Encrypt a file based on the desired security setting and certificate.

Security Setting — Encrypt, Sign, or Sign and Encrypt.
Encrypt Cert — Select a Certificate component for encrypting.
Signing Cert — Select a Certificate component for signing.
Clear Text — For a Security Setting of Sign, controls whether PGP messages are processed as readable text.

You can also use a document property to set the file name for the PGP-encrypted file.

PGP Decrypt

Decrypt a file based on the defined certificates.

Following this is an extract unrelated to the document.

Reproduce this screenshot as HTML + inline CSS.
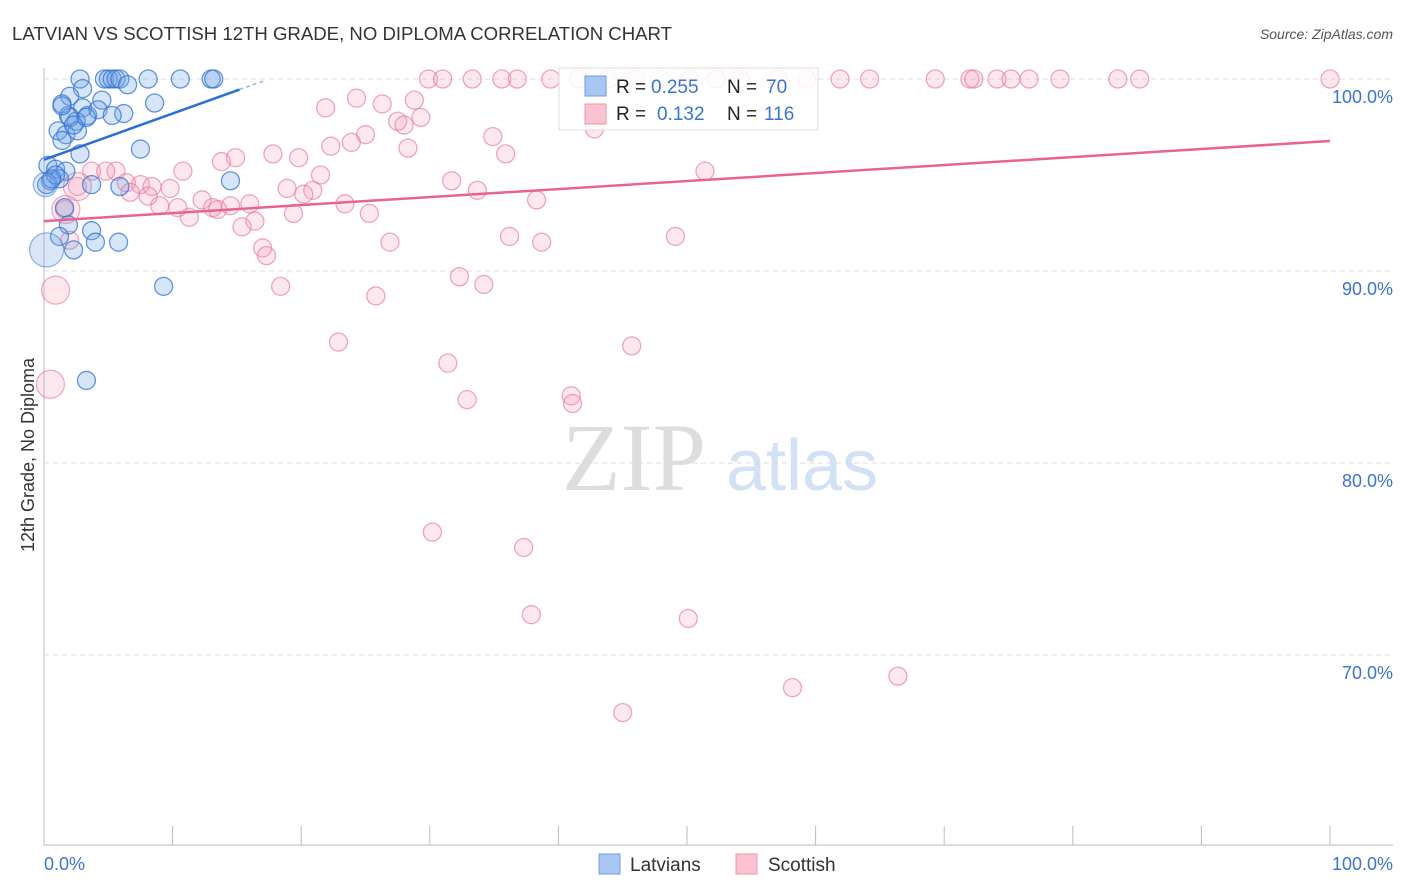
<!DOCTYPE html>
<html><head><meta charset="utf-8">
<style>
body{margin:0;background:#fff;font-family:"Liberation Sans",sans-serif;}
#wrap{position:relative;width:1406px;height:892px;overflow:hidden;}
</style></head>
<body>
<div id="wrap">
<svg id="chart" width="1406" height="892" xmlns="http://www.w3.org/2000/svg">
  <text x="12" y="40" font-size="18.5" fill="#333" textLength="660" lengthAdjust="spacingAndGlyphs">LATVIAN VS SCOTTISH 12TH GRADE, NO DIPLOMA CORRELATION CHART</text>
  <text x="1393" y="39" font-size="14" fill="#555" font-style="italic" text-anchor="end">Source: ZipAtlas.com</text>
  <text x="634" y="490" font-size="96" fill="#ddd" font-family="Liberation Serif,serif" text-anchor="middle">ZIP</text>
  <text x="802" y="490" font-size="72" fill="#d3e1f5" text-anchor="middle">atlas</text>
  <text transform="translate(34,455) rotate(-90)" font-size="18" fill="#333" text-anchor="middle">12th Grade, No Diploma</text>
  <g id="grid"></g>
  <g id="pts"></g>
  <g id="lines"></g>
  <g id="legend">
    <rect x="559" y="68" width="259" height="62" fill="#fff" fill-opacity="0.85" stroke="#ddd"/>
    <rect x="585" y="76" width="21" height="20" fill="#a9c6f2" stroke="#6d9de0"/>
    <rect x="585" y="104" width="21" height="20" fill="#fbc3d2" stroke="#ef95b0"/>
    <g font-size="19">
      <text x="616" y="93" fill="#222">R =</text><text x="651" y="93" fill="#3a74d0">0.255</text>
      <text x="727" y="93" fill="#222">N =</text><text x="766" y="93" fill="#3a74d0">70</text>
    </g>
    <g font-size="19">
      <text x="616" y="120" fill="#222">R =</text><text x="657" y="120" fill="#3a74d0">0.132</text>
      <text x="727" y="120" fill="#222">N =</text><text x="764" y="120" fill="#3a74d0">116</text>
    </g>
  </g>
  <g>
    <rect x="599" y="854" width="21" height="20" fill="#a9c6f2" stroke="#6d9de0"/>
    <text x="630" y="871" font-size="19" fill="#333">Latvians</text>
    <rect x="736" y="854" width="21" height="20" fill="#fbc3d2" stroke="#ef95b0"/>
    <text x="768" y="871" font-size="19" fill="#333">Scottish</text>
  </g>
</svg>
</div>
<script>
const yTicks=[100,90,80,70];
const yTickLabels=["100.0%","90.0%","80.0%","70.0%"];
const xTicks=[0,10,20,30,40,50,60,70,80,90,100];
const xEndLabels=["0.0%","100.0%"];
const blueX=[2.8,4.7,5.0,5.3,5.6,5.9,8.1,10.6,13.0,13.2,6.5,3.0,2.0,1.4,4.5,8.6,3.0,1.9,3.4,6.2,4.2,5.3,2.5,1.1,1.7,1.4,2.6,7.5,2.8,0.3,0.9,1.7,0.5,1.2,3.7,5.9,14.5,1.6,1.9,1.2,3.7,4.0,5.8,2.3,9.3,3.3,0.2,0.9,2.0,1.4,2.3,3.3,0.6];
const blueY=[100,100,100,100,100,100,100,100,100,100,99.7,99.5,99.1,98.7,98.9,98.75,98.5,98.1,98.1,98.2,98.4,98.1,97.8,97.3,97.1,96.8,97.3,96.35,96.1,95.5,95.3,95.2,94.7,94.8,94.5,94.4,94.7,93.3,92.4,91.8,92.1,91.5,91.5,91.1,89.2,84.3,94.5,95.0,98.0,98.6,97.6,98.0,94.8];
const blueBigX=[0.2,0.1];
const blueBigY=[91.1,94.5];
const blueBigR=[17,12];
const pinkX=[29.9,31.0,33.3,35.6,36.8,39.4,41.6,43.9,46.0,47.9,50.2,52.3,54.1,57.1,59.3,61.9,64.2,69.3,72.0,72.3,74.1,75.2,76.6,79.0,83.5,85.2,100,
21.9,24.3,26.3,28.8,27.5,29.3,28.0,25.0,23.9,22.3,28.3,34.9,35.9,42.8,51.4,13.8,14.9,17.8,19.8,10.8,5.6,4.8,3.7,6.4,7.5,8.4,9.8,6.7,8.1,9.0,10.4,11.3,12.3,13.1,13.5,14.5,16.0,15.4,16.4,18.9,19.4,20.9,21.5,20.2,23.4,25.3,26.9,31.7,33.7,38.3,36.2,38.7,49.1,17.0,17.3,18.4,25.8,32.3,34.2,22.9,31.4,45.7,32.9,41.0,41.1,30.2,37.3,37.9,50.1,58.2,66.4,45.0,1.6,2.0,2.6];
const pinkY=[100,100,100,100,100,100,100,100,100,100,100,100,100,100,100,100,100,100,100,100,100,100,100,100,100,100,100,
98.5,99.0,98.7,98.9,97.8,98.0,97.6,97.1,96.7,96.5,96.4,97.0,96.1,97.4,95.2,95.7,95.9,96.1,95.9,95.2,95.2,95.2,95.2,94.6,94.5,94.4,94.3,94.1,93.9,93.4,93.3,92.8,93.7,93.3,93.2,93.4,93.5,92.3,92.6,94.3,93.0,94.2,95.0,94.0,93.5,93.0,91.5,94.7,94.2,93.7,91.8,91.5,91.8,91.2,90.8,89.2,88.7,89.7,89.3,86.3,85.2,86.1,83.3,83.5,83.1,76.4,75.6,72.1,71.9,68.3,68.9,67.0,93.2,91.6,94.4];
const pinkBigX=[0.9,0.5,1.7,2.6];
const pinkBigY=[89.0,84.1,93.2,94.4];
const blueLine=[0,95.8,15.2,99.45];
const blueLineDash=[15.2,99.45,17.1,99.9];
const pinkLine=[0,92.6,100,96.77];

const X0=44,X1=1330,Y100=79,PXPER=19.2;
const sx=v=>X0+(X1-X0)*v/100;
const sy=v=>Y100+(100-v)*PXPER;
const NS="http://www.w3.org/2000/svg";
function mk(tag,attrs,parent){const e=document.createElementNS(NS,tag);for(const k in attrs)e.setAttribute(k,attrs[k]);parent.appendChild(e);return e;}
const grid=document.getElementById('grid');
const axis=mk('line',{x1:44,y1:68,x2:44,y2:845,stroke:'#bbb'},grid);


const xaxis=mk('line',{x1:44,y1:845,x2:1393,y2:845,stroke:'#bbb'},grid);


yTicks.forEach((t,i)=>{
  const g=mk('line',{x1:44,x2:1393,y1:sy(t),y2:sy(t),stroke:'#ddd','stroke-dasharray':'5,4'},grid);
  
  
  const tx=mk('text',{x:1393,y:sy(t)+24,'font-size':18,fill:'#3a74d0','text-anchor':'end'},grid);
  tx.textContent=yTickLabels[i];
  
  
});
xTicks.forEach(t=>{
  const l=mk('line',{x1:sx(t),x2:sx(t),y1:826,y2:845,stroke:'#bbb'},grid);
  
  
});
const xl0=mk('text',{x:44,y:870,'font-size':18,fill:'#3a74d0'},grid);xl0.textContent=xEndLabels[0];


const xl1=mk('text',{x:1393,y:870,'font-size':18,fill:'#3a74d0','text-anchor':'end'},grid);xl1.textContent=xEndLabels[1];



const pts=document.getElementById('pts');
function dots(xs,ys,r,fill,stroke,name){
  xs.forEach((x,i)=>{
    const rr=Array.isArray(r)?r[i]:r;
    const c=mk('circle',{cx:sx(x),cy:sy(ys[i]),r:rr,fill:fill,stroke:stroke,'stroke-width':1.3},pts);
    
    
  });
}
dots(pinkX,pinkY,9,'rgba(244,150,178,0.22)','rgba(232,120,158,0.65)','scottish-point');
dots(pinkBigX,pinkBigY,14,'rgba(244,150,178,0.22)','rgba(232,120,158,0.6)','scottish-point-large');
dots(blueX,blueY,9,'rgba(110,160,230,0.28)','rgba(50,115,210,0.75)','latvian-point');
dots(blueBigX,blueBigY,blueBigR,'rgba(110,160,230,0.25)','rgba(50,115,210,0.5)','latvian-point-large');

const lines=document.getElementById('lines');
const bl=mk('line',{x1:sx(blueLine[0]),y1:sy(blueLine[1]),x2:sx(blueLine[2]),y2:sy(blueLine[3]),stroke:'#2a6fd6','stroke-width':2.5},lines);


const bd=mk('line',{x1:sx(blueLineDash[0]),y1:sy(blueLineDash[1]),x2:sx(blueLineDash[2]),y2:sy(blueLineDash[3]),stroke:'#8fb3ea','stroke-width':1.5,'stroke-dasharray':'4,3'},lines);


const pl=mk('line',{x1:sx(pinkLine[0]),y1:sy(pinkLine[1]),x2:sx(pinkLine[2]),y2:sy(pinkLine[3]),stroke:'#e8648e','stroke-width':2.5},lines);


</script>
</body></html>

Decrypt Cert — Select a Certificate component for decrypting.
Signing Cert — Select a Certificate component for signing. The Enforce Strict Signed Check setting controls whether unsigned documents should be accepted.

You can also get the file name and put it in a document property.

XSLT Transformation

Transform and process an input XML document into another output XML document using a user-defined XSLT stylesheet.

The XSLT Transformation step allows you to either reuse an existing XSLT Stylesheet component or create a new one containing your XSLT script. During data processing, this script is executed to transform incoming XML documents.

XSLT stylesheets can use dynamic document properties to set and retrieve variable values, enabling the exchange of runtime data with XSLT transformations for use within the transformation or by subsequent steps. For more information, refer to XSLT Transformation step: working with dynamic document properties.

note

When you copy a Data Process step with the Recommended Security Settings option unchecked, the copied process also keeps the option unchecked as its XML retains the original configuration.

Zip

Zip incoming data that is in the WinZip compression format. The incoming data is zipped and the documents are passed through the Data Process step into the process. You can use a document property to set the zipped file’s file name.

Unzip

Unzip incoming data that is in the WinZip compression format. The incoming data is unzipped and the documents are passed through the Data Process step into the process. For the file to be unzipped, you can get the zipped file’s file name and put it in a document property.